**TASK GOAL:** Take the lines from the head of the listing through the one bearing "size=59, color=TEXT, weight=300))" and copy them exactly, leaving every picture out.

**COLLECTED MATERIAL:**
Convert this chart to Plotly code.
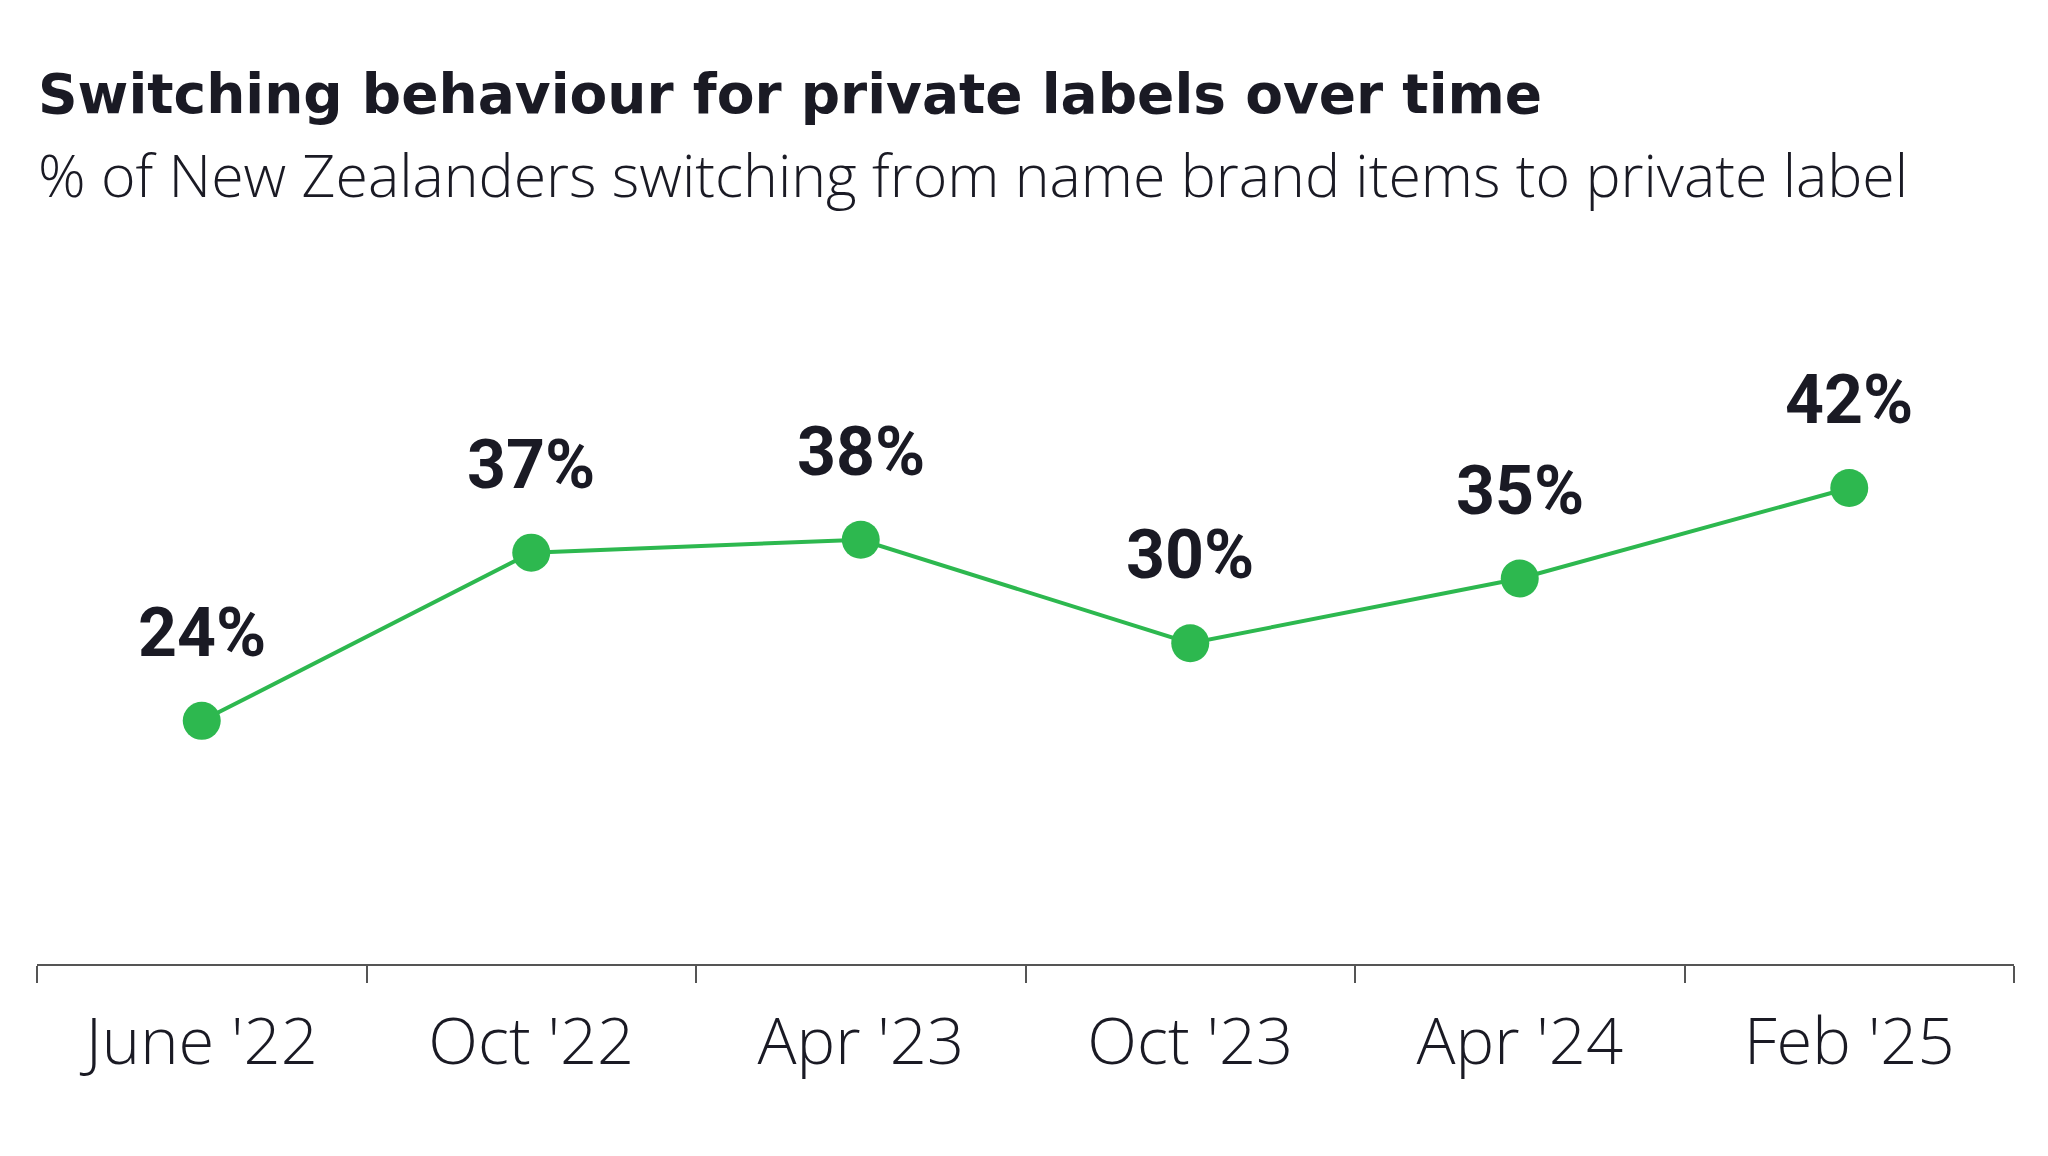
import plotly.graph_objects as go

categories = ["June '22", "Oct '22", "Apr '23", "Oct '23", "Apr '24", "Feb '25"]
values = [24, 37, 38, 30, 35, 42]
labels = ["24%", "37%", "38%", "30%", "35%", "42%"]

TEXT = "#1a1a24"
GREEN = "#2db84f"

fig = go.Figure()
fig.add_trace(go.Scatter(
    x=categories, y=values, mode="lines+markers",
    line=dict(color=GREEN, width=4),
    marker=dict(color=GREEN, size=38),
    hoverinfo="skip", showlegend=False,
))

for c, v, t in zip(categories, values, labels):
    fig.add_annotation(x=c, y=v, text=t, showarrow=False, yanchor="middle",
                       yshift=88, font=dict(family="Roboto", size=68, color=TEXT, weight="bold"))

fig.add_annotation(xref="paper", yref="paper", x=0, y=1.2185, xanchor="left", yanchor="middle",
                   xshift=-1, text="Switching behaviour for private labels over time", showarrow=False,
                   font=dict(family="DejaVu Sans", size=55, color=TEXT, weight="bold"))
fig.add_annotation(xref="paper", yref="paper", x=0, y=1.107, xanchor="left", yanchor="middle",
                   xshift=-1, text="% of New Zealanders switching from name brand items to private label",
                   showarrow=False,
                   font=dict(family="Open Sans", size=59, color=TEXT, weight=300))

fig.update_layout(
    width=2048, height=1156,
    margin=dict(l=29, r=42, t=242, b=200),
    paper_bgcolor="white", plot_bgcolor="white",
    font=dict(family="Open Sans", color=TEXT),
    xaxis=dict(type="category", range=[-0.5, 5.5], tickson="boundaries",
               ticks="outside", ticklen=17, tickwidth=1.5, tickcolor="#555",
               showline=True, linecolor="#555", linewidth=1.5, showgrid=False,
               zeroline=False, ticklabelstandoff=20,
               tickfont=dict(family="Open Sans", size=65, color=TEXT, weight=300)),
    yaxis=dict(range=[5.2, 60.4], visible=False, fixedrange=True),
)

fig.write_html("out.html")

**RESPONSE:**
Convert this chart to Plotly code.
import plotly.graph_objects as go

categories = ["June '22", "Oct '22", "Apr '23", "Oct '23", "Apr '24", "Feb '25"]
values = [24, 37, 38, 30, 35, 42]
labels = ["24%", "37%", "38%", "30%", "35%", "42%"]

TEXT = "#1a1a24"
GREEN = "#2db84f"

fig = go.Figure()
fig.add_trace(go.Scatter(
    x=categories, y=values, mode="lines+markers",
    line=dict(color=GREEN, width=4),
    marker=dict(color=GREEN, size=38),
    hoverinfo="skip", showlegend=False,
))

for c, v, t in zip(categories, values, labels):
    fig.add_annotation(x=c, y=v, text=t, showarrow=False, yanchor="middle",
                       yshift=88, font=dict(family="Roboto", size=68, color=TEXT, weight="bold"))

fig.add_annotation(xref="paper", yref="paper", x=0, y=1.2185, xanchor="left", yanchor="middle",
                   xshift=-1, text="Switching behaviour for private labels over time", showarrow=False,
                   font=dict(family="DejaVu Sans", size=55, color=TEXT, weight="bold"))
fig.add_annotation(xref="paper", yref="paper", x=0, y=1.107, xanchor="left", yanchor="middle",
                   xshift=-1, text="% of New Zealanders switching from name brand items to private label",
                   showarrow=False,
                   font=dict(family="Open Sans", size=59, color=TEXT, weight=300))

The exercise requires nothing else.